Planting a swimming pond
A range of aquatic plants are densely planted – submerged oxygenators, waterlilies, floating plants, shallow marginals, deep marginals, bog and waterside species.
- It is good to use indigenous Native plants as they are most adapted to our climates and grow vigorously but ornamental varieties can also be included.
- These will increase the range of colour and flower type and extend the season of interest and the period of active nutrient usage in the regeneration zone.
- Aim for at least 9 plants per m2 of planting area.
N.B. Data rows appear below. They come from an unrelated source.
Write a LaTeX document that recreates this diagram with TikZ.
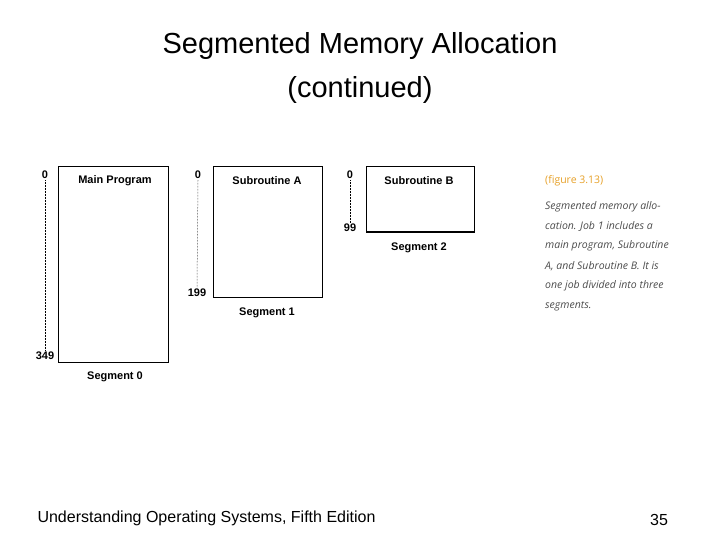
\documentclass[tikz,border=0pt]{standalone}
\usepackage{fontspec}
\setmainfont{Liberation Sans}
\newfontfamily\capfont{Open Sans}
\definecolor{figorange}{RGB}{230,160,40}
\begin{document}
\begin{tikzpicture}[x=1pt,y=-1pt,
  seg/.style={draw,line width=1pt},
  lab/.style={font=\fontsize{11}{12}\selectfont\bfseries},
  addr/.style={font=\fontsize{11}{12}\selectfont\bfseries,inner sep=1pt},
  dots/.style={densely dotted,line width=0.5pt},
  captext/.style={anchor=west,font=\capfont\itshape\fontsize{10.5}{12}\selectfont,text=black!70,inner sep=0}]
\useasboundingbox (0,0) rectangle (720,540);
\node (title) at (360,68) [align=center,font=\fontsize{29}{44}\selectfont] {Segmented Memory Allocation\\(continued)};
% boxes
\draw[seg] (58,167) rectangle (168,362);
\draw[seg] (213,167) rectangle (322,297);
\draw[seg] (366,167) rectangle (474,232);
\node[lab] (m) at (115,181) {Main Program};
\node[lab] (a) at (267,181) {Subroutine A};
\node[lab] (b) at (419,181) {Subroutine B};
\node[lab] (s0) at (115,377) {Segment 0};
\node[lab] (s1) at (267,313) {Segment 1};
\node[lab] (s2) at (419,248) {Segment 2};
% addresses
\node[addr] (z0) at (45,175) {0};
\node[addr] (e0) at (45,356) {349};
\node[addr] (z1) at (198,175) {0};
\node[addr] (e1) at (197,293) {199};
\node[addr] (z2) at (350,175) {0};
\node[addr] (e2) at (350,228) {99};
\draw[dots] (z0.south) -- (e0.north);
\draw[dots] (z1.south) -- (e1.north);
\draw[dots] (z2.south) -- (e2.north);
% caption
\node[captext,text=figorange,font=\capfont\fontsize{10.5}{12}\selectfont] (c0) at (545,181) {(figure 3.13)};
\node[captext] (c1) at (545,207) {Segmented memory allo-};
\node[captext] (c2) at (545,226) {cation. Job 1 includes a};
\node[captext] (c3) at (545,246) {main program, Subroutine};
\node[captext] (c4) at (545,266) {A, and Subroutine B. It is};
\node[captext] (c5) at (545,286) {one job divided into three};
\node[captext] (c6) at (545,306) {segments.};
% footer
\node[anchor=west,font=\fontsize{16}{18}\selectfont] (foot) at (34,518) {Understanding Operating Systems, Fifth Edition};
\node[font=\fontsize{16}{18}\selectfont] (pg) at (659,520) {35};
\end{tikzpicture}
\end{document}
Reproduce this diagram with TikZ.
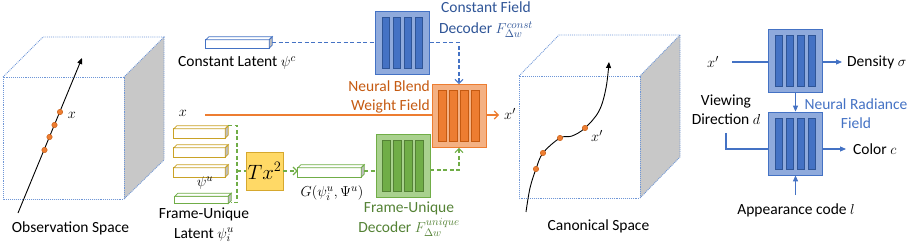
\documentclass[tikz,border=0pt]{standalone}
\usepackage{fontspec}
\setmainfont{Carlito}
\usetikzlibrary{arrows.meta,calc}
\definecolor{blueM}{HTML}{4472C4}
\definecolor{blueL}{HTML}{8FAADC}
\definecolor{blueD}{HTML}{2F5597}
\definecolor{orangeM}{HTML}{ED7D31}
\definecolor{orangeL}{HTML}{F4B183}
\definecolor{orangeD}{HTML}{C55A11}
\definecolor{greenM}{HTML}{70AD47}
\definecolor{greenL}{HTML}{A9D18E}
\definecolor{greenD}{HTML}{548235}
\definecolor{goldC}{HTML}{C9A227}
\definecolor{txFill}{HTML}{FFD966}
\definecolor{txDraw}{HTML}{D6A82E}
\definecolor{cubeC}{RGB}{110,150,215}
\definecolor{faceC}{RGB}{200,200,200}
\definecolor{sideC}{RGB}{190,190,190}
\newcommand\mlp[3]{%
  \node[mlpbox, fill=#3L, draw=#3M] (#1) at (#2) {};
  \foreach \dx [count=\k] in {-16.5,-5.5,5.5,16.5}{%
    \node[mlpbar, fill=#3M, draw=#3D] (#1-bar\k) at ([xshift=\dx pt]#1.center) {};}%
}
\newcommand\latent[5]{%
  \node[inner sep=0, minimum width=#3, minimum height=#4] (#1) at (#2) {};
  \draw[#5, fill=white, line width=0.8pt] ([yshift=-3pt]#1.north west) rectangle ([xshift=-3pt]#1.south east);
  \draw[#5, fill=white, line width=0.8pt] ([yshift=-3pt]#1.north west) -- ([xshift=3pt]#1.north west) -- (#1.north east) -- ([xshift=-3pt,yshift=-3pt]#1.north east) -- cycle;
  \draw[#5, fill=sideC, line width=0.8pt] ([xshift=-3pt,yshift=-3pt]#1.north east) -- (#1.north east) -- ([yshift=3pt]#1.south east) -- ([xshift=-3pt]#1.south east) -- cycle;
}
\begin{document}
\begin{tikzpicture}[x=1pt,y=-1pt,
  font=\fontsize{15.5}{19}\selectfont,
  mlpbox/.style={rectangle, minimum width=54pt, minimum height=63pt, inner sep=0, line width=0.8pt},
  mlpbar/.style={rectangle, minimum width=7.5pt, minimum height=51pt, inner sep=0, line width=0.6pt},
  cubeline/.style={densely dotted, draw=cubeC, line width=0.9pt},
  bdash/.style={blueM, dash pattern=on 4pt off 2.5pt, line width=1.1pt},
  gdash/.style={greenM, dash pattern=on 4pt off 2.5pt, line width=1.1pt},
  barb/.style={-{Straight Barb[length=4pt,width=8pt]}},
  tri/.style={-{Triangle[length=6pt,width=5pt]}},
  lbl/.style={inner sep=0, align=center},
  dot/.style={circle, fill=orangeM, draw=orangeD, line width=0.4pt, minimum size=5.5pt, inner sep=0},
  nerf/.style={blueM, line width=1.1pt}
]
\useasboundingbox (0,0) rectangle (913,243);

% ---------- observation space cube ----------
\fill[faceC] (124,77) -- (164,37) -- (164,160) -- (124,199) -- cycle;
\draw[cubeline] (3,77) rectangle (124,199);
\draw[cubeline] (3,77) -- (43,37) -- (164,37) -- (124,77);
\draw[cubeline] (164,37) -- (164,160) -- (124,199);
\coordinate (obsA) at (18,213);
\coordinate (obsB) at (82,58);
\draw[tri, line width=0.9pt] (obsA) -- (obsB);
\node[dot] (od1) at (60,112) {};
\node[dot] (od2) at (54.5,125) {};
\node[dot] (od3) at (49.5,137) {};
\node[dot] (od4) at (44.5,150) {};
\node[lbl] (ox) at (72,115) {$x$};
\node[lbl] (obsT) at (70.5,228) {Observation Space};

% ---------- canonical space cube ----------
\fill[faceC] (640,76) -- (680,35) -- (680,157) -- (640,198) -- cycle;
\draw[cubeline] (519,76) rectangle (640,198);
\draw[cubeline] (519,76) -- (559,35) -- (680,35) -- (640,76);
\draw[cubeline] (680,35) -- (680,157) -- (640,198);
\draw[tri, line width=0.9pt] plot[smooth, tension=0.6] coordinates {(526,212) (530,188) (536,169) (543,153) (560,138) (572,136) (585,128) (599,111) (606,88) (609,62)};
\node[dot] (cd1) at (536,169) {};
\node[dot] (cd2) at (543,153) {};
\node[dot] (cd3) at (560,138) {};
\node[dot] (cd4) at (585,128) {};
\node[lbl] (cx) at (597,136) {$x'$};
\node[lbl] (csT) at (598.5,226) {Canonical Space};

% ---------- constant latent & decoder ----------
\latent{cl}{239,42.5}{66pt}{11pt}{blueM}
\node[lbl] (clT) at (237,63) {Constant Latent $\psi^c$};
\mlp{cdec}{402.5,42.5}{blue}
\node[lbl, text=blueD] (cdecT) at (486,19.5) {Constant Field\\[2pt]Decoder $F^{const}_{\Delta w}$};
\draw[bdash] (cl.east) -- (cdec.west);

% ---------- neural blend weight field ----------
\mlp{nbw}{459,116}{orange}
\node[lbl, text=orangeD, align=right, anchor=east] (nbwT) at (430,96.5) {Neural Blend\\Weight Field};
\draw[bdash, barb] (cdec.east) -| (nbw.north);
\node[lbl] (xl) at (183,113) {$x$};
\coordinate (xs) at (205,115);
\draw[orangeM, line width=1.1pt] (xs) -- (xs -| nbw.west);
\coordinate (xe) at (499,115);
\draw[orangeM, line width=1.1pt, barb] (xe -| nbw.east) -- (xe);
\node[lbl] (xp) at (510,114) {$x'$};

% ---------- frame-unique latents ----------
\latent{y1}{201,132}{54pt}{12pt}{goldC}
\latent{y2}{201,151}{54pt}{12pt}{goldC}
\latent{y3}{201,171}{54pt}{12pt}{goldC}
\node[lbl] (psiu) at (205,183) {$\psi^u$};
\latent{gl}{203,198.5}{56pt}{10pt}{greenM}
\node[lbl] (fuT) at (204,224.5) {Frame-Unique\\[1pt]Latent $\psi_i^u$};
\coordinate (brk) at (237,171);
\draw[gdash] (y1.north east) -| (brk) |- ([yshift=1pt]gl.south east);
\node[rectangle, minimum width=37pt, minimum height=38pt, inner sep=0, fill=txFill, draw=txDraw, line width=0.8pt, font=\fontsize{20}{22}\selectfont] (tx) at (264.5,171) {$Tx^2$};
\draw[gdash] (brk) -- (tx.west);
\latent{G}{331,171}{66pt}{12pt}{greenM}
\draw[gdash, barb] (tx.east) -- (G.west);
\node[lbl] (gT) at (332,193) {$G(\psi_i^u,\Psi^u)$};
\mlp{gdec}{403,166}{green}
\node[lbl, text=greenD] (gdecT) at (409,219.5) {Frame-Unique\\[1pt]Decoder $F^{unique}_{\Delta w}$};
\draw[gdash] (G.east) -- (G.east -| gdec.west);
\draw[gdash, barb] ([yshift=-4pt]gdec.east) -| (nbw.south);

% ---------- NeRF ----------
\mlp{na}{795.5,61}{blue}
\mlp{nb}{795.5,143.5}{blue}
\node[lbl] (nx) at (713,62) {$x'$};
\coordinate (nxs) at (732,62);
\draw[nerf] (nxs) -- (nxs -| na.west);
\coordinate (dne) at (842,62);
\draw[nerf, tri] (dne -| na.east) -- (dne);
\node[lbl, anchor=west] (dens) at (847,62) {Density $\sigma$};
\draw[nerf, tri] (na.south) -- (nb.north);
\node[lbl, text=blueM] (nrfT) at (856,114) {Neural Radiance\\Field};
\node[lbl] (vdT) at (726,110) {Viewing\\Direction $d$};
\coordinate (vds) at (726,133);
\coordinate (cne) at (846,149);
\draw[nerf] (vds) |- (cne -| nb.west);
\draw[nerf, tri] (cne -| nb.east) -- (cne);
\node[lbl, anchor=west] (colT) at (853,149) {Color $c$};
\coordinate (aps) at (795.5,195);
\draw[nerf, tri] (aps) -- (nb.south);
\node[lbl] (apT) at (796,210) {Appearance code $l$};
\end{tikzpicture}
\end{document}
The shelf plants favoured for a swimming pond are:
- British Native – tall and structural – Cyperus longus, Iris pseudacorus (Yellow Flag Iris), Butomus umbellatus, Alisma plantago-aquatica, Lythrum salicaria, Caltha palustris, Carex riparia and Schoenoplectus lacustris
- Non Native plants – other Iris – pseudacorus, versicolor and louisiana Black Gamecock, Pontederia cordata, Anemopsis californica, Typha lugdunensis
- Rafting plants that grow out across the water surface – Myosotis scorpioides (blue or white), Veronica beccabunga, Mentha aquatica, Oenanthe javanica Flamingo or Menyanthes trifoliata
- Deep water plants to give surface cover and put shade across the pond surface and submerged plant growth are also essential:
- Oxygenators – Ceratophyllum demersum, Myriophyllum spicatum, Potamogeton crispus
- Waterlilies (any colour) and Aponogeton distachyos.